Was liegt ihm eigentlich besser bei der Arbeit, zu reden oder zu schweigen? «Ich bin ein Coiffeur, der gern redet», gibt er zur Antwort, «ich kann aber auch ruhig sein, wenn ich spüre, dass es besser passt.» Und gut zuhören könne er auch, er habe grosse Ohren, sagt er und beschreibt mit den Händen grosse Kreise um seine Ohren. «Ich möchte Wünsche hören.» Und wie steht es mit Tabuthemen, die man besser nicht anspricht? Beim Thema Politik ist er eher zurückhaltend, ausser wenn etwas Grosses sich ereignet hat. «Bei meinem Beruf kommt man sich nah, das hat etwas Intimes.» Mit der Zeit, so sagt er, kenne man das Gegenüber. Man spricht über ähnliche Themen, und er freut sich, wenn man über etwas reden kann, das beide etwas angeht. «Gern rede ich auch über mein Fach, die Musik.»


Drummer in Bands

Den ganzen Tag zu stehen und die Arme hochzuhalten, das macht ihn dann schon müde bis am Abend. Vor allem seit einem Sturz mit dem Snowboard vor einigen Jahren spürt er dann die Schultern und die Arme. Aber untätig herumsitzen mag der 75-Jährige noch lange nicht. So ist er seit vielen Jahren der Drummer der «Cordon Blues Band», die sich dem Rhythm’n’Blues verschrieben hat. Ausserdem gibt er den Takt an beim «King’s Clan» (Elvis-Songs) und bei «The Tune Flakes» (Swing und Jazz).

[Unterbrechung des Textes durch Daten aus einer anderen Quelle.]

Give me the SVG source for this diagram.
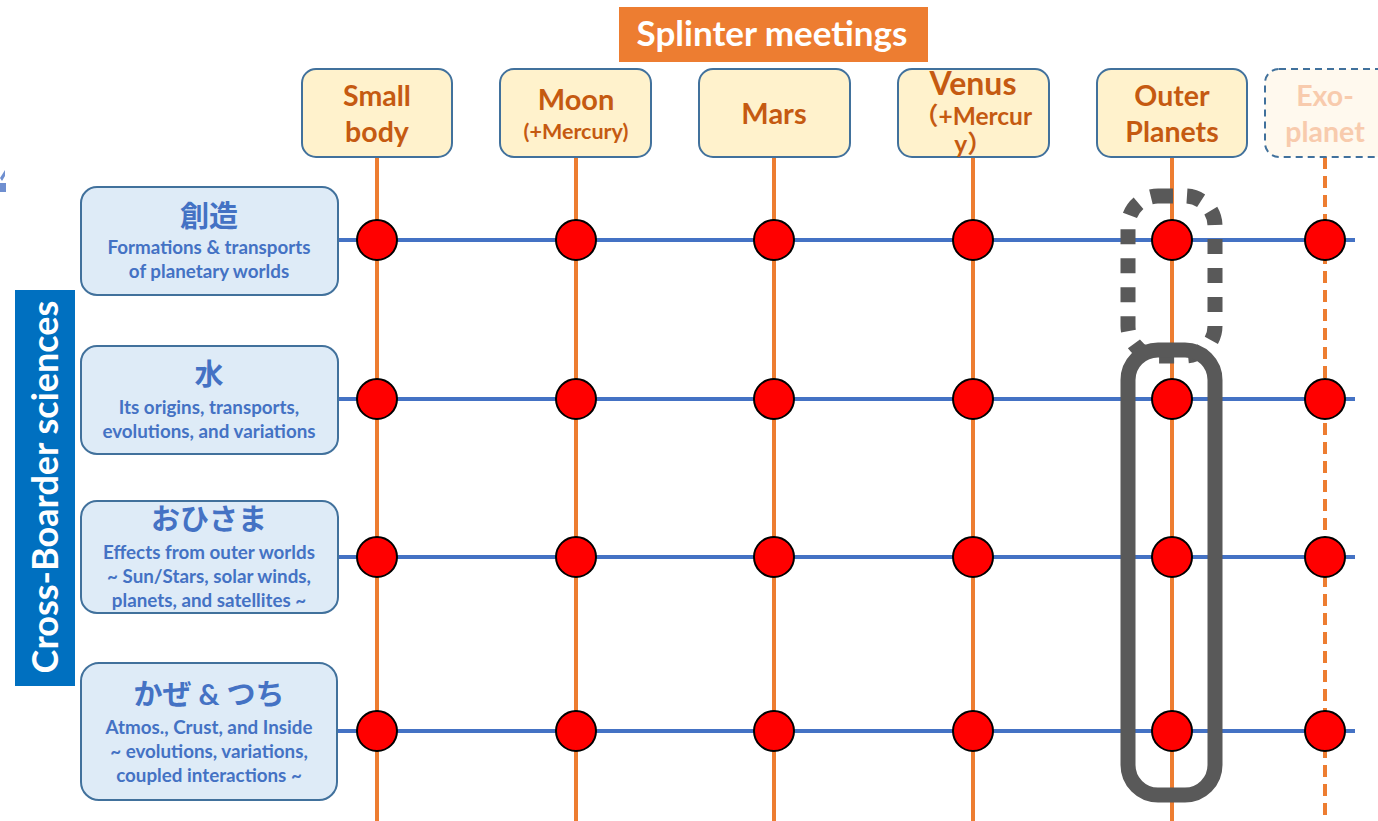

Vom Kreuzplatz her zur Arbeit fährt er übrigens noch immer mit dem Velo. Ab nächstem Jahr, so hat er gerade abgemacht, kommt er noch zweimal zwei Tage im Monat. 

Und vielleicht macht er zwischendurch mal einen Hausbesuch. Wie heute schon, wenn der bekannte Gemeindepräsident von St. Moritz ihm eine Mitteilung sendet: «Haar-Alarm.» Dann meldet er sich und verabredet einen Termin mit dem vielbeschäftigten Politiker, Tenor und Kulturveranstalter Christian Jott Jenny in dessen Zürcher Büro an der Münstergasse. Da kann Heinz Hofer dann fachsimpeln, auch über sein Lieblingsthema, die Musik.